By Vikram Johri, Special to the Times
Published August 12, 2007
In Europe By Geert Mak Translated by Sam Garrett Pantheon Books, 896 pages, $35 - - - Geert Mak, a distinguished Dutch writer, spent 1999 crisscrossing Europe and writing daily reports for NRC Handelsblad, which the newspaper dutifully carried on the front page. Mak's brief: to revisit the sites of the major events of the 20th century and file dispatches on what became of these places and whether the passage of time was as charitable to them as history. This book, a compilation of Mak's dispatches, along with additional material, is a fascinating study of the continent's captivating past. In Europe is no tedious academic exercise; it's first-rate journalism combined with a love for history. Mak begins by dissecting three great scandals that rocked Europe as the 19th century drew to a close: Oscar Wilde's perversity trial, Philipp zu Eulenburg's intimacy with Kaiser Wilhelm II of Germany, and, most notably, the Dreyfus affair. From here to the fall of the Berlin Wall in 1989 and the collapse of the Soviet Union in 1991, Mak's book broaches nearly all the major events of the last century, including the Dresden bombing, the Chernobyl mishap and the Srebrenica massacre. His journalistic approach offers the reader interviews and private observations that lend a personal touch to the ungraspable force of the past. What makes the book interesting are Mak's sharp, coruscating statements that deflate the hype of grand ideologies with a studied lack of emotion.

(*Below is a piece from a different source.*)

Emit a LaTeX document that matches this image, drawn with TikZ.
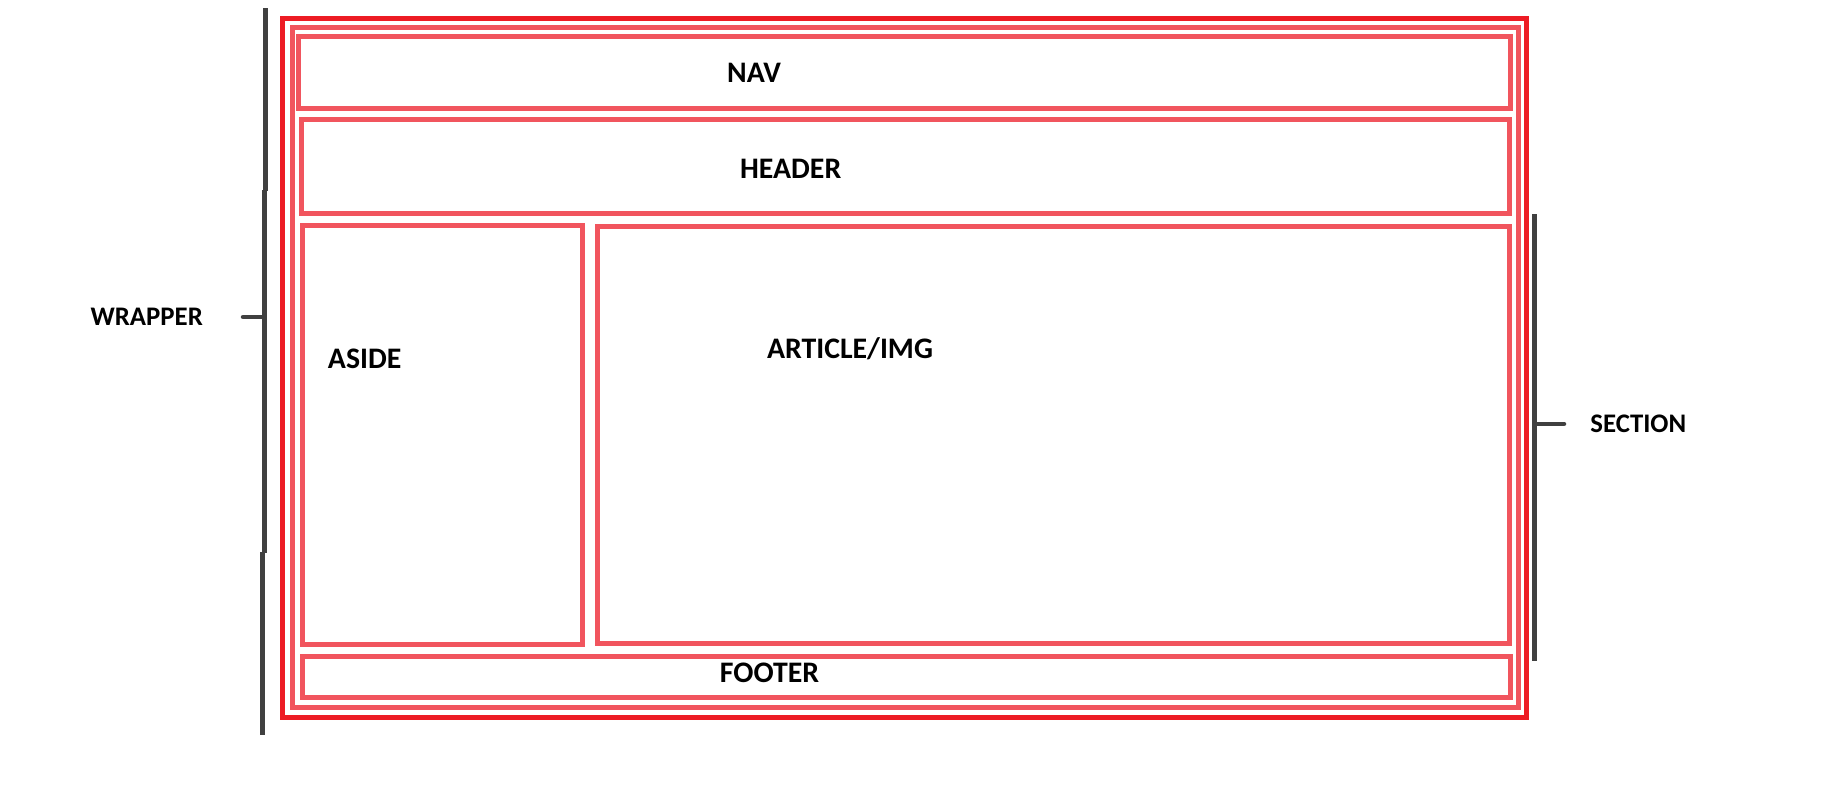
\documentclass[tikz,border=0pt]{standalone}
\usepackage{fontspec}
\setmainfont{Carlito}
\usepackage{tikz}
\definecolor{wrapred}{HTML}{ED1C24}
\definecolor{boxred}{HTML}{F1555E}
\definecolor{bargray}{HTML}{404040}

\begin{document}
\begin{tikzpicture}[
    x=1pt,y=-1pt,
    panel/.style={draw=boxred,line width=5pt,inner sep=0pt,outer sep=0pt},
    outerpanel/.style={panel,draw=wrapred},
    lbl/.style={anchor=base,inner sep=0pt,font=\fontsize{29.8}{32}\selectfont\bfseries},
    sidelbl/.style={lbl,font=\fontsize{26.8}{29}\selectfont\bfseries},
    bar/.style={draw=bargray,line width=5pt},
    tick/.style={draw=bargray,line width=4.5pt,line cap=round}
]
\useasboundingbox (0,0) rectangle (1834,795);
% nested boxes of the page layout
\node[outerpanel,minimum width=1244pt,minimum height=699pt] (wrapper) at (904.5,368) {};
\node[panel,minimum width=1226pt,minimum height=680pt] (section) at (905.5,367.5) {};
\node[panel,minimum width=1212pt,minimum height=72pt] (nav) at (904.4,72.5) {};
\node[panel,minimum width=1208pt,minimum height=94pt] (header) at (905.4,166.5) {};
\node[panel,minimum width=280pt,minimum height=419pt] (aside) at (442.5,435.1) {};
\node[panel,minimum width=912pt,minimum height=417pt] (article) at (1053.6,435) {};
\node[panel,minimum width=1208pt,minimum height=41pt] (footer) at (906.5,677) {};
\node[lbl] (navtxt) at (754,82.7) {NAV};
\node[lbl] (headertxt) at (790.7,178.3) {HEADER};
\node[lbl] (asidetxt) at (364.7,368.3) {ASIDE};
\node[lbl] (articletxt) at (850,358.3) {ARTICLE/IMG};
\node[lbl] (footertxt) at (769.5,682.7) {FOOTER};
\node[sidelbl] (wraptxt) at (146.7,325) {WRAPPER};
\node[sidelbl] (sectiontxt) at (1638.3,432.3) {SECTION};
% brackets
\coordinate (wa) at (265.5,8);
\coordinate (wb) at (265.5,191);
\coordinate (wc) at (264.5,190);
\coordinate (wd) at (264.5,553);
\coordinate (we) at (262.5,552);
\coordinate (wf) at (262.5,735);
\coordinate (wt) at (243,317);
\coordinate (wm) at (264.5,317);
\draw[bar] (wa)--(wb);
\draw[bar] (wc)--(wd);
\draw[bar] (we)--(wf);
\draw[tick] (wt)--(wm);
\coordinate (sa) at (1534.5,214);
\coordinate (sb) at (1534.5,661);
\coordinate (sm) at (1536,424);
\coordinate (st) at (1564,424);
\draw[bar] (sa)--(sb);
\draw[tick] (sm)--(st);
\end{tikzpicture}
\end{document}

A case in point: When Mak visits Razliv, where Lenin hid after the failed rebellion of July 1917, he is amazed to see that a glass box had been erected around the communist leader's hiding place, "the kind one sees more often at sacred sites. Through it we can view the interior: a table, a bed, a samovar, a chair at the window, a teacup with four dead flies in it, a stable with space for one cow. Lenin's stable at Bethlehem." In the acknowledgments, Mak regrets: All of Europe cannot fit in a single book. True, but with a writer this accomplished, most of it does. Vikram Johri is a writer in New Delhi, India.